Many non-native learners are completely unaware of this concept. This means that in a sentence the subject and the verb must both agree with each other in number. For example, if the subject is singular the verb will be plural. Like Tim likes to read in the park. Here the subject is Tim and is singular but the verb reads is plural. If the subject was plural the verb would be singular for example, Tim and Ashley like to read in the park.

Since and For

  • Since is used to refer to particular time in the past for example I have been walking since 7.45 in the morning.
  • For is used to talk about a particular amount of time, for example I have been working here for ten years.

Farther or further

  • Farther is used for actual physical distance for example,: how much farther do we have to travel?
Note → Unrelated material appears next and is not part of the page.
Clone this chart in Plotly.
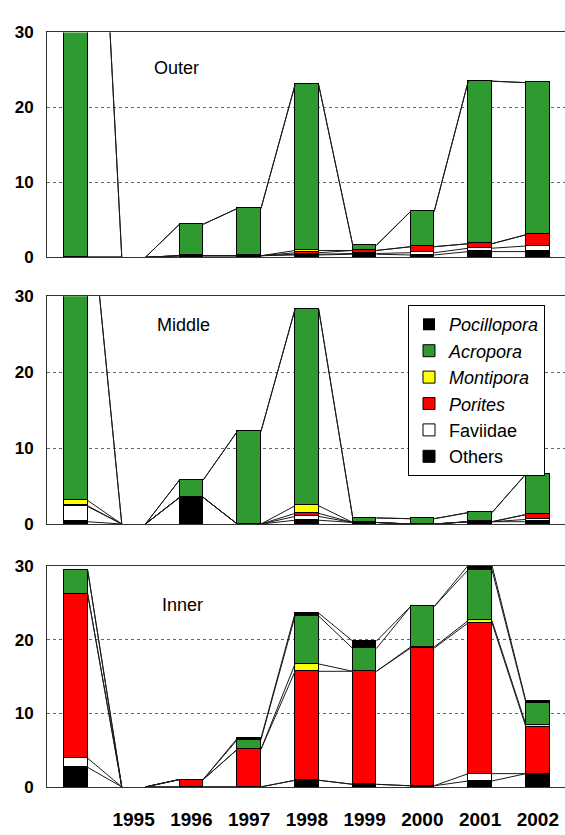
import plotly.graph_objects as go

# Survey years; 1994 is the baseline column and carries no tick label
years = [1994, 1995, 1996, 1997, 1998, 1999, 2000, 2001, 2002]
tick_years = [1995, 1996, 1997, 1998, 1999, 2000, 2001, 2002]

# Coral cover per genus and year, outer reef
outer_pocillopora = [0, 0, 0, 0, 0, 0, 0, 0, 0]
outer_acropora = [87, 0, 4.2, 6.3, 22.1, 0.7, 4.7, 21.7, 20.3]
outer_montipora = [0, 0, 0, 0, 0.3, 0, 0, 0, 0]
outer_porites = [0, 0, 0, 0, 0.2, 0.4, 0.8, 0.6, 1.5]
outer_faviidae = [0, 0, 0, 0, 0.1, 0.1, 0.3, 0.45, 0.75]
outer_others = [0, 0, 0.2, 0.2, 0.3, 0.4, 0.3, 0.75, 0.75]

# Middle reef
middle_pocillopora = [0, 0, 0, 0, 0, 0, 0, 0, 0]
middle_acropora = [42.9, 0, 2.3, 12.2, 25.9, 0.6, 0.7, 1.2, 5.35]
middle_montipora = [0.7, 0, 0, 0, 1.0, 0, 0, 0, 0]
middle_porites = [0.1, 0, 0, 0, 0.4, 0, 0, 0, 0.65]
middle_faviidae = [2.0, 0, 0, 0, 0.5, 0, 0, 0, 0.3]
middle_others = [0.3, 0, 3.5, 0, 0.5, 0.2, 0, 0.3, 0.3]

# Inner reef
inner_pocillopora = [0, 0, 0, 0.2, 0.4, 1.0, 0, 0.6, 0.2]
inner_acropora = [3.2, 0, 0, 1.3, 6.5, 3.1, 5.5, 6.9, 3.0]
inner_montipora = [0, 0, 0, 0, 1.0, 0, 0.15, 0.3, 0.3]
inner_porites = [22.3, 0, 1.0, 5.1, 14.8, 15.35, 18.7, 20.5, 6.3]
inner_faviidae = [1.25, 0, 0, 0, 0, 0, 0, 1.0, 0]
inner_others = [2.65, 0, 0, 0, 0.9, 0.35, 0.15, 0.8, 1.8]

# Stack order from the bottom up
genera = ["Others", "Faviidae", "Porites", "Montipora", "Acropora", "Pocillopora"]
legend_labels = ["Others", "Faviidae", "<i>Porites</i>", "<i>Montipora</i>",
                 "<i>Acropora</i>", "<i>Pocillopora</i>"]
genus_colors = ["#000000", "#ffffff", "#ff0000", "#ffff00", "#2f9a2f", "#000000"]

panels = [
    ("Outer", [outer_others, outer_faviidae, outer_porites, outer_montipora,
               outer_acropora, outer_pocillopora]),
    ("Middle", [middle_others, middle_faviidae, middle_porites, middle_montipora,
                middle_acropora, middle_pocillopora]),
    ("Inner", [inner_others, inner_faviidae, inner_porites, inner_montipora,
               inner_acropora, inner_pocillopora]),
]

W, H = 565, 835
LEFT = 47
# plot-area pixel rows (top, bottom) for each panel
panel_px = [(24, 254), (294, 527), (570, 796)]
label_pos = [(152, 60), (155, 323), (160, 610)]
BAR_W = 0.41

FONT = "Liberation Sans, Arial, sans-serif"

fig = go.Figure()

for p, (name, series) in enumerate(panels):
    ax = "" if p == 0 else str(p + 1)
    xref, yref = "x" + ax, "y" + ax
    for g, vals in enumerate(series):
        fig.add_trace(go.Bar(
            x=years, y=vals, width=BAR_W, name=legend_labels[g],
            marker=dict(color=genus_colors[g],
                        # empty segments get no outline
                        line=dict(color="black",
                                  width=[1 if v > 0 else 0 for v in vals])),
            xaxis=xref, yaxis=yref, showlegend=(p == 1), legendgroup=genera[g],
        ))
    # series lines joining the top of each stacked segment between columns
    cum = [0.0] * len(years)
    lx, ly = [], []
    for vals in series:
        cum = [c + v for c, v in zip(cum, vals)]
        for i in range(len(years) - 1):
            lx += [years[i] + BAR_W / 2, years[i + 1] - BAR_W / 2, None]
            ly += [cum[i], cum[i + 1], None]
    fig.add_trace(go.Scatter(
        x=lx, y=ly, mode="lines", line=dict(color="#1a1a1a", width=1),
        xaxis=xref, yaxis=yref, showlegend=False, hoverinfo="skip",
    ))

    top, bot = panel_px[p]
    fig.layout["xaxis" + ax] = dict(
        domain=[LEFT / W, 1], range=[1993.5, 2002.47],
        showgrid=False, zeroline=False,
        showline=True, linecolor="#333", linewidth=1, mirror=True,
        tickmode="array", tickvals=tick_years,
        ticktext=[str(y) for y in tick_years] if p == 2 else [""] * len(tick_years),
        ticks="", ticklabelstandoff=15,
        tickfont=dict(family=FONT, size=19, color="black", weight="bold"),
        anchor=yref,
    )
    fig.layout["yaxis" + ax] = dict(
        domain=[1 - bot / H, 1 - top / H], range=[0, 30],
        tickvals=[0, 10, 20, 30], ticks="",
        showgrid=True, gridcolor="#666", griddash="dot", gridwidth=1,
        zeroline=False, showline=True, linecolor="#333", linewidth=1,
        ticklabelstandoff=9,
        tickfont=dict(family=FONT, size=17, color="black", weight="bold"),
        anchor=xref,
    )
    lx0, ly0 = label_pos[p]
    fig.add_annotation(
        x=lx0 / W, y=1 - ly0 / H, xref="paper", yref="paper",
        xanchor="left", yanchor="middle", showarrow=False, text=name,
        font=dict(family=FONT, size=18, color="black"),
    )

fig.update_layout(
    width=W, height=H, autosize=False,
    margin=dict(l=0, r=0, t=0, b=0),
    paper_bgcolor="white", plot_bgcolor="white",
    barmode="stack", bargap=0,
    legend=dict(
        x=408 / W, y=1 - 303 / H, xanchor="left", yanchor="top",
        traceorder="reversed", bgcolor="white",
        bordercolor="black", borderwidth=1,
        font=dict(family=FONT, size=18, color="black"),
    ),
)

fig.write_html("out.html")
In this case they are asking how many more miles or kilometer do they need to travel more.
  • Whereas, further talks about the metaphorical difference. For example, Sir can you please further explain this theory? Here the student is asking the teacher to go in more detail of the theory and doesn’t talk about any physical distances.

Using Improper Tenses

Many people when narrating a story or event use improper sentences confuse themselves between simple past tense and present perfect tense. To avoid these mistakes students must pay very close attention to tenses and try to learn them. If all English learners rectify these grammatical errors their writings skills will improve exponentially.